> _STATED GOAL_:
Take every line from the listing below that contains "matplotlib".

> _SOURCE MATERIAL_:

========

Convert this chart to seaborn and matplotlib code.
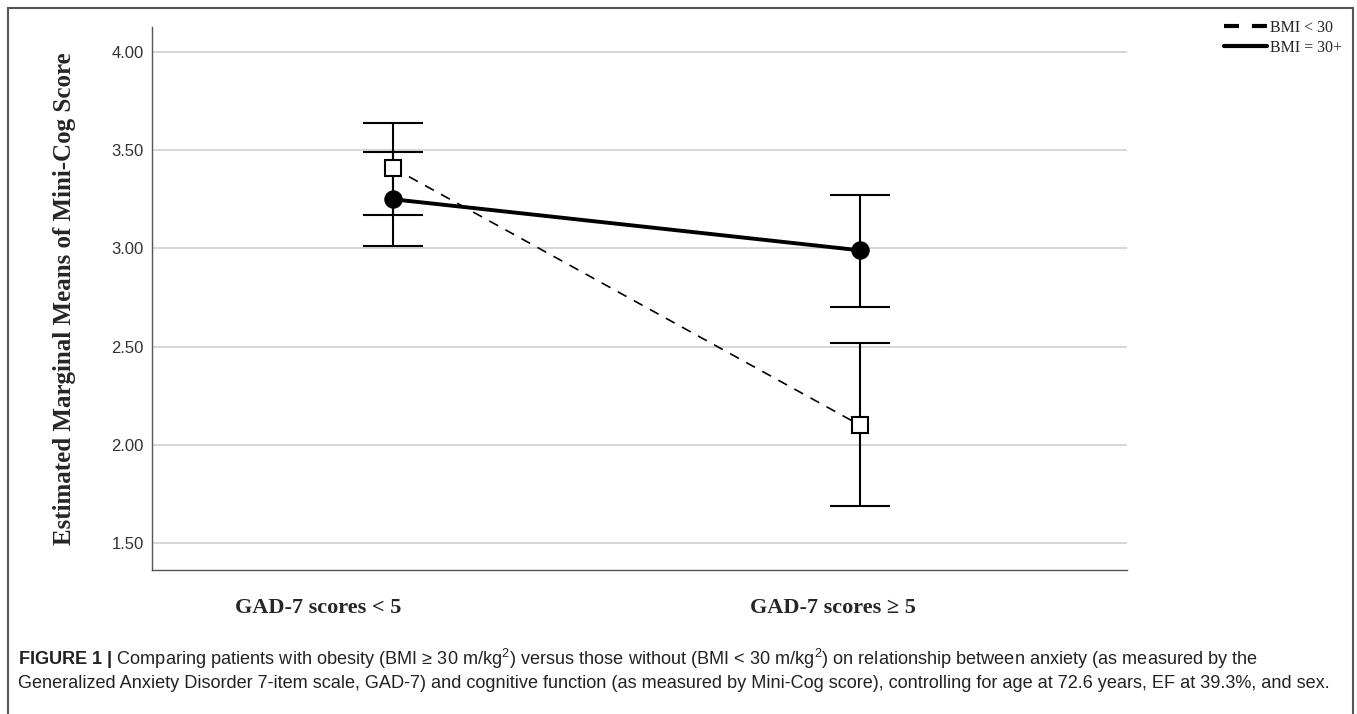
import numpy as np
import pandas as pd
import matplotlib
matplotlib.use("Agg")
import matplotlib.pyplot as plt
import seaborn as sns
from matplotlib.lines import Line2D
from matplotlib.patches import Rectangle

# donnees
categories = ["GAD-7 scores < 5", "GAD-7 scores \u2265 5"]
groups = ["BMI < 30", "BMI = 30+"]
mean_low = [3.41, 2.10]      # BMI < 30
upper_low = [3.64, 2.52]
lower_low = [3.17, 1.69]
mean_high = [3.25, 2.99]     # BMI = 30+
upper_high = [3.49, 3.27]
lower_high = [3.01, 2.70]
yticks = [1.50, 2.00, 2.50, 3.00, 3.50, 4.00]

df = pd.DataFrame({
    "pos": list(range(len(categories))) * 2,
    "gad": categories * 2,
    "group": [groups[0]] * 2 + [groups[1]] * 2,
    "mean": mean_low + mean_high,
    "upper": upper_low + upper_high,
    "lower": lower_low + lower_high,
})

sns.set_style("white")
plt.rcParams["font.family"] = ["Liberation Sans", "DejaVu Sans"]
plt.rcParams["mathtext.fontset"] = "custom"
plt.rcParams["mathtext.rm"] = "Liberation Sans"
plt.rcParams["mathtext.bf"] = "Liberation Sans:bold"
plt.rcParams["mathtext.it"] = "Liberation Sans:italic"

fig = plt.figure(figsize=(13.57, 7.14), dpi=100)
ax = fig.add_axes([0.112, 0.2017, 0.7185, 0.7605])

# barres d'erreur (IC 95%)
for g in groups:
    sub = df[df["group"] == g]
    ax.errorbar(sub["pos"], sub["mean"],
                yerr=[sub["mean"] - sub["lower"], sub["upper"] - sub["mean"]],
                fmt="none", ecolor="black", elinewidth=1.5, capsize=21.5,
                capthick=1.5, zorder=3)

low = df[df["group"] == groups[0]]
high = df[df["group"] == groups[1]]
sns.lineplot(data=low, x="pos", y="mean", ax=ax, color="black", lw=1.2,
             linestyle=(0, (6, 5)), marker="s", markersize=11,
             markerfacecolor="white", markeredgecolor="black",
             markeredgewidth=1.5, zorder=4, legend=False)
sns.lineplot(data=high, x="pos", y="mean", ax=ax, color="black", lw=2.8,
             marker="o", markersize=12.5, markerfacecolor="black",
             markeredgecolor="black", zorder=5, legend=False)

ax.set_xlim(-0.516, 1.572)
ax.set_ylim(1.3625, 4.127)
ax.set_yticks(yticks)
ax.set_yticklabels([f"{v:.2f}" for v in yticks], fontsize=12, color="#333333")
ax.tick_params(axis="y", length=0, pad=6)
ax.set_xticks([])
ax.yaxis.grid(True, color="#d3d3d3", lw=1.3)
ax.set_axisbelow(True)
for s in ["top", "right"]:
    ax.spines[s].set_visible(False)
for s in ["left", "bottom"]:
    ax.spines[s].set_color("#555555")
    ax.spines[s].set_linewidth(1.0)

ax.set_xlabel("")
ax.set_ylabel("Estimated Marginal Means of Mini-Cog Score",
              family="Liberation Serif", fontweight="bold", fontsize=18)
ax.yaxis.set_label_coords(-0.078, 0.5)

# etiquettes des categories (decalees comme dans SPSS)
for xf, lab in zip([0.170, 0.698], categories):
    ax.text(xf, -0.07, lab, transform=ax.transAxes, ha="center", va="center",
            family="Liberation Serif", fontweight="bold", fontsize=16)

handles = [Line2D([0], [0], color="black", lw=3, linestyle=(0, (3.6, 3.1))),
           Line2D([0], [0], color="black", lw=3)]
fig.legend(handles, groups, loc="upper left",
           bbox_to_anchor=(1224 / 1357, 1 - 20 / 714), frameon=False,
           prop={"family": "Liberation Serif", "size": 11.5},
           handlelength=2.7, handletextpad=0.15, labelspacing=0.25,
           borderaxespad=0, borderpad=0)

# cadre exterieur
fig.patches.append(Rectangle((8 / 1357, -0.01), (1353 - 8) / 1357, 1 - 8 / 714 + 0.01,
                             transform=fig.transFigure, fill=False,
                             edgecolor="#555555", lw=1.5))

line1 = (r"$\mathbf{FIGURE\ 1\ |}$ Comparing patients with obesity (BMI GEQ 30 m/kg$^{2}$) "
         r"versus those without (BMI < 30 m/kg$^{2}$) on relationship between anxiety (as measured by the")
line1 = line1.replace("GEQ", "\u2265")
line2 = ("Generalized Anxiety Disorder 7-item scale, GAD-7) and cognitive function "
         "(as measured by Mini-Cog score), controlling for age at 72.6 years, EF at 39.3%, and sex.")
fig.text(18 / 1357, 1 - 659 / 714, line1, ha="left", va="center", fontsize=13.05, color="#222222")
fig.text(18 / 1357, 1 - 683 / 714, line2, ha="left", va="center", fontsize=13.05, color="#222222")

fig.savefig("out.png", dpi=100)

========

> _RESULT_:
Convert this chart to seaborn and matplotlib code.
import matplotlib
matplotlib.use("Agg")
import matplotlib.pyplot as plt
from matplotlib.lines import Line2D
from matplotlib.patches import Rectangle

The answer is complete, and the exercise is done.